3 – Un cap : une vision forte, partagée et ouverte.

A partir d’actions éparses, la vision s’est peu à peu clarifiée d’une ville qui pourrait devenir « ville pilote du développement durable » et contribuer à inventer un nouveau modèle de développement. Cette ambition est aussi devenue un moteur intense et une motivation pour progresser. Aujourd’hui, Loos-en-Gohelle attire des visiteurs du monde entier (et même des groupes de directeurs du ministère du développement durable, comme celui que j’accompagnais). A travers des circuits d’interprétation, elle donne à voir comment elle s’approprie et concrétise le développement durable. J’ai aimé cette idée qui considère le développement durable comme une partition, que chacun doit interpréter, en fonction de ses richesses, de ses contraintes, de son histoire, en un mot, de son contexte. L’ouverture nourrit l’ambition qui renforce l’ouverture.

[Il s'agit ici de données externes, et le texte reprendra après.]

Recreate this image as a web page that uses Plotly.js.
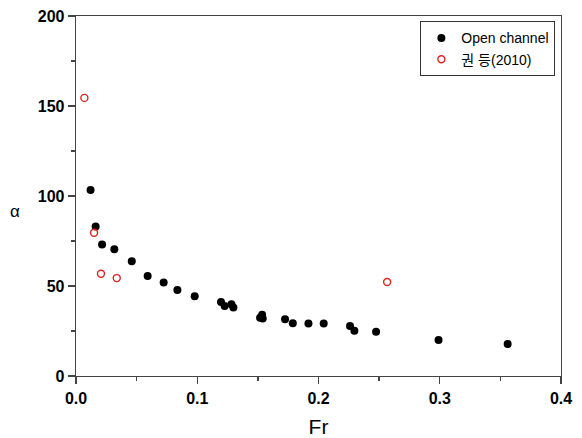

4 – Répondre à un besoin latent

Jean-François Caron nous a expliqué qu’il ne parle (presque) jamais de développement durable aux habitants. Il leur parle économie d’énergie, qualité de vie, école, santé, boulot… en bref, il parle de leurs préoccupations et les replace dans un contexte plus large. Il tente surtout de répondre à un besoin profond de la société qui aspire à une politique appliquée de développement durable, même si cela ne s’exprime jamais avec ces mots là.

5 – Intégrer la dimension du temps et se donner le droit à l’erreur

Jean-François Caron nous a présenté des réalisations, mais il a surtout insisté sur les notions de trajectoire et de dynamique vertueuse qu’il essaie d’initier, de maintenir, d’encourager ou même parfois simplement de « laisser vivre », ce qui n’est pas forcément le réflexe de tous les élus. Par ailleurs, il revendique des cafouillages, des erreurs, des échecs et propose d’en parler de façon transparente afin d’éviter à d’autres les mêmes erreurs. C’est là que la dimension de laboratoire du développement durable prend tout son sens.